The caution with visual proofs being just because it looks right doesn't mean it is right. A classic example being the "missing square puzzle". More on point examples would be a curve which ever so slightly changes to concave up for a short portion of a shallow concave down region in an overall wavy function, a curve that looks like it converges at a limit but actually doesn't, or something undefined at only 1 point that otherwise looks continuous.
What this kind of thing is really good at is giving good intuition for understanding a proved concept or thinking about a potential solution to an unproven one. It doesn't actually replace having to then do the math behind it to see if it really makes sense. Even a bog standard classroom calculus textbook will show a visual representation of e.g. Simpson's rule before dumping the actual equations and derivations on you.
Note that this doesn't apply to proofs by construction, as in Euclidean geometry.
Those are visual in nature, but the rules must be rigorously followed, if they are the resulting proofs are reliable. The steps of the proof may also be written out textually, but that's merely a translation, the construction itself is a proof. It's how we can tell the difference between a diagram which looks like a trisected angle, and a construction of a trisected angle, which has been proved impossible in the general case.
It kind of doesn't and kinda does at the same time. You can follow these visual mappings of rules to get something that is visually very convincing but subtly not actually a correct result (e.g. something very closely approximating a construction of a trisected angle). If you want to be sure the construction works you've got to have already mathematically proven how the construction method used is valid, applies in the way you used it, and really did come out with the right answer instead of something very close to the right answer which really isn't any less pure math than just doing it symbolically altogether. Something that reasonably makes sense and seems to come out to the right answer is often a great way to shortcut to finding such a validation though, it's just also sometimes a disappointment when it turns out to be arbitrarily close instead of exact.
Correctly following the rules of construction results in a valid proof. That proof is in the steps taken, not the final diagram, because there's no way to tell by looking at a diagram if the rules were in fact followed.

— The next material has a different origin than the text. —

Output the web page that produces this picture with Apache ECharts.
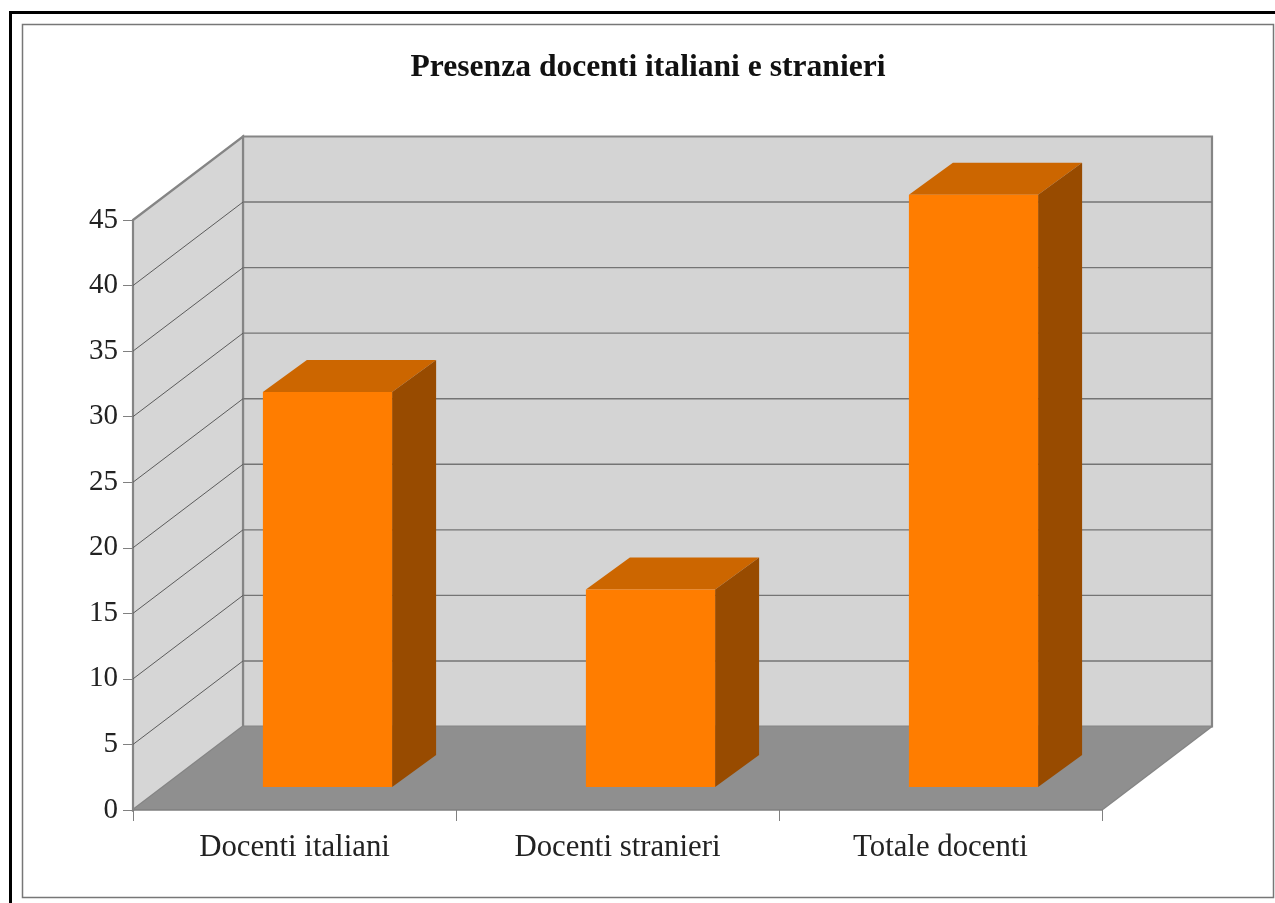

Part of the point I was making is that proof by construction isn't really a "visual proof" at all, it's a proof system where the steps in the proof are added to a diagram, according to exact rules which must be followed at every step.
How do you know the proof is valid for the theorem you are trying to proof? You have to check the logic of the construction, to know things like which measurements are exactly equal. So the visual part of the construction doesn't suffice. It's the same issue as the infinite chocolate triangles glitch.
Is there a more complete explanation? They state that this method fails for the quadratrix, but the chosen vectors drawn in the picture in the video seem clearly nonsensical, so it's not clear to me precisely what procedure was being followed.
Edit: I don't think the video leaves itself enough time to do a good job covering this point. But there's a clearer description of the history at Wolfson (2001) "The Crooked Made Straight: Roberval and Newton on Tangents" AMM 108(3): 206–216 https://jstor.org/stable/2695381
What this kind of thing is really good at is giving good intuition for understanding a proved concept or thinking about a potential solution to an unproven one. It doesn't actually replace having to then do the math behind it to see if it really makes sense. Even a bog standard classroom calculus textbook will show a visual representation of e.g. Simpson's rule before dumping the actual equations and derivations on you.